7. Declaration of God's universality, omniscience, and omnipotence – The Sura's phrasing condemns forgetting God's omnipotence.
8. Declaration of Abandonment of Disbelievers – Prophet is to wash his hands of them.
9. Foretelling of Judgement (see Islamic view of the Last Judgment) and Indication of Signs.
10. Reiteration of Qur'an's purpose as a Warning.

=== Straight-forward interpretation ===
According to a chronological reading of the text, the Sura ends on a bold note of warning. This is a perfectly valid reading of the text. Tafsīr al-Jalālayn concurs with this reading, suggesting in reference to ayat 91-93 that the prophet's duty is only to warn; the powerful, imminent tone expressed supports the conclusion that the final point of the Sura is the focal point.

=== Ring structure ===
Another valid reading of the text uses ring structure (see Chiastic structure). Favored in prominent modern scholar of Qur'anic studies Carl Ernst's interpretations of certain middle to late Meccan period suras, it can be applied to Sura 27 as well. In ring structure, the focal point of the piece is found in the center, surrounded front and back by parallel statements. (Such parallel statements could elaborate on one another, contrast each other, or affirm one another. Multiple interpretations exist.) One could interpret Sura 27 as follows:

1. Declaration of Qur'an through a reiterative warning of its purpose.
2. Moses's signs are ignored by Pharaoh.
3. An indication of signs with a foretelling of judgement.
4. Solomon, realizing God's blessings, dedicates himself as a Believer.
5. The Queen of Sheba is generous with Solomon, and deals well with him.

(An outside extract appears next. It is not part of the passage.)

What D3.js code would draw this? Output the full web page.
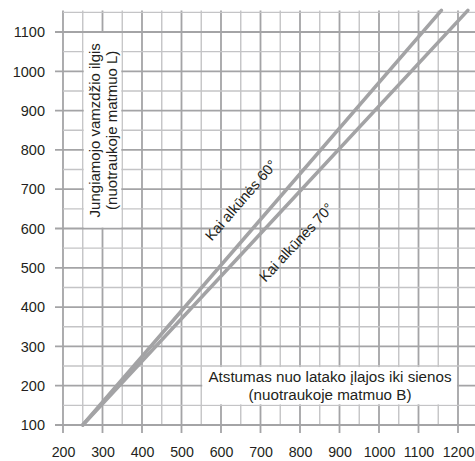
<!DOCTYPE html>
<html>
<head>
<meta charset="utf-8">
<script src="https://cdn.jsdelivr.net/npm/d3@7.9.0/dist/d3.min.js"></script>
<style>
  html, body { margin: 0; padding: 0; background: #fff; }
  svg { display: block; font-family: "Liberation Sans", Arial, sans-serif; }
  text { fill: #231f20; }
</style>
</head>
<body>
<svg id="chart" width="475" height="461"></svg>
<script>
// ------------------- Data -------------------
const xTickValues = [200, 300, 400, 500, 600, 700, 800, 900, 1000, 1100, 1200];
const yTickValues = [100, 200, 300, 400, 500, 600, 700, 800, 900, 1000, 1100];
const seriesNames = ['Kai alkūnės 60°', 'Kai alkūnės 70°'];
const line60 = [[250, 100], [1158, 1155]];
const line70 = [[250, 100], [1225, 1155]];
const yTitle = ['Jungiamojo vamzdžio ilgis', '(nuotraukoje matmuo L)'];
const xTitle = ['Atstumas nuo latako įlajos iki sienos', '(nuotraukoje matmuo B)'];

// ------------------- Scales -------------------
const width = 475, height = 461;
const x = d3.scaleLinear().domain([200, 1200]).range([63, 458]);
const y = d3.scaleLinear().domain([100, 1100]).range([425, 32]);
const gridTop = y(1155);

const svg = d3.select('#chart');

// ------------------- Grid -------------------
const grid = svg.append('g').attr('class', 'grid');
const xGrid = d3.range(200, 1251, 50);
const yGrid = d3.range(100, 1151, 50);

grid.selectAll('line.v')
  .data(xGrid)
  .join('line')
  .attr('class', 'v')
  .attr('x1', d => x(d)).attr('x2', d => x(d))
  .attr('y1', gridTop)
  .attr('y2', d => d % 100 === 0 ? y(100) + 8 : y(100))
  .attr('stroke', d => d % 100 === 0 ? '#a4a4a6' : '#c4c4c6')
  .attr('stroke-width', d => d % 100 === 0 ? 1.8 : 1.4);

grid.selectAll('line.h')
  .data(yGrid)
  .join('line')
  .attr('class', 'h')
  .attr('y1', d => y(d)).attr('y2', d => y(d))
  .attr('x1', d => d % 100 === 0 ? x(200) - 8 : x(200))
  .attr('x2', width)
  .attr('stroke', d => d % 100 === 0 ? '#a4a4a6' : '#c4c4c6')
  .attr('stroke-width', d => d % 100 === 0 ? 1.8 : 1.4);

// ------------------- Axis labels -------------------
svg.append('g')
  .selectAll('text')
  .data(yTickValues)
  .join('text')
  .attr('x', 45)
  .attr('y', d => y(d))
  .attr('dy', '0.36em')
  .attr('text-anchor', 'end')
  .style('font-size', '14.5px')
  .text(d => d);

svg.append('g')
  .selectAll('text')
  .data(xTickValues)
  .join('text')
  .attr('x', d => x(d) + 0.5)
  .attr('y', 457)
  .attr('text-anchor', 'middle')
  .style('font-size', '14.2px')
  .text(d => d);

// ------------------- Title boxes -------------------
svg.append('rect')
  .attr('x', x(250) + 1).attr('y', y(1100) + 1)
  .attr('width', x(350) - x(250) - 2).attr('height', y(600) - y(1100) - 2)
  .attr('fill', '#fff');

const yt = svg.append('text')
  .attr('transform', `translate(${(x(250) + x(350)) / 2},${(y(600) + y(1100)) / 2}) rotate(-90)`)
  .attr('text-anchor', 'middle')
  .style('font-size', '15px');
yTitle.forEach((t, i) => {
  yt.append('tspan').attr('x', 0).attr('y', i === 0 ? -3 : 14).text(t);
});

svg.append('rect')
  .attr('x', x(550) + 1).attr('y', y(250) + 1)
  .attr('width', x(1200) - x(550) - 2).attr('height', y(150) - y(250) - 2)
  .attr('fill', '#fff');

const xt = svg.append('text')
  .attr('text-anchor', 'middle')
  .style('font-size', '15.2px');
xTitle.forEach((t, i) => {
  xt.append('tspan').attr('x', 330).attr('y', i === 0 ? 382 : 400).text(t);
});

// ------------------- Lines -------------------
const lineGen = d3.line().x(d => x(d[0])).y(d => y(d[1]));
svg.append('g')
  .selectAll('path')
  .data([line60, line70])
  .join('path')
  .attr('d', lineGen)
  .attr('fill', 'none')
  .attr('stroke', '#a3a3a5')
  .attr('stroke-width', 3.6)
  .attr('stroke-linecap', 'round');

// ------------------- Line labels -------------------
const labelPos = [[650, 672], [790, 565]];
[line60, line70].forEach((ln, i) => {
  const dx = x(ln[1][0]) - x(ln[0][0]);
  const dy = y(ln[1][1]) - y(ln[0][1]);
  const angle = Math.atan2(dy, dx) * 180 / Math.PI;
  svg.append('text')
    .attr('transform', `translate(${x(labelPos[i][0])},${y(labelPos[i][1])}) rotate(${angle})`)
    .attr('text-anchor', 'middle')
    .attr('dy', '0.36em')
    .style('font-size', '14.5px')
    .text(seriesNames[i]);
});
</script>
</body>
</html>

She converts from disbelief, then devotes herself to tawhid.
6. After rejecting their prophets, God destroys the Sodomites, and the people of Thamud, leading to a general declaration of abandonment for disbelievers.
7. The conclusive interpretation from ring structure: A rebuke of disbelief through a declaration of God's omnipotence, omnipresence, and omniscience.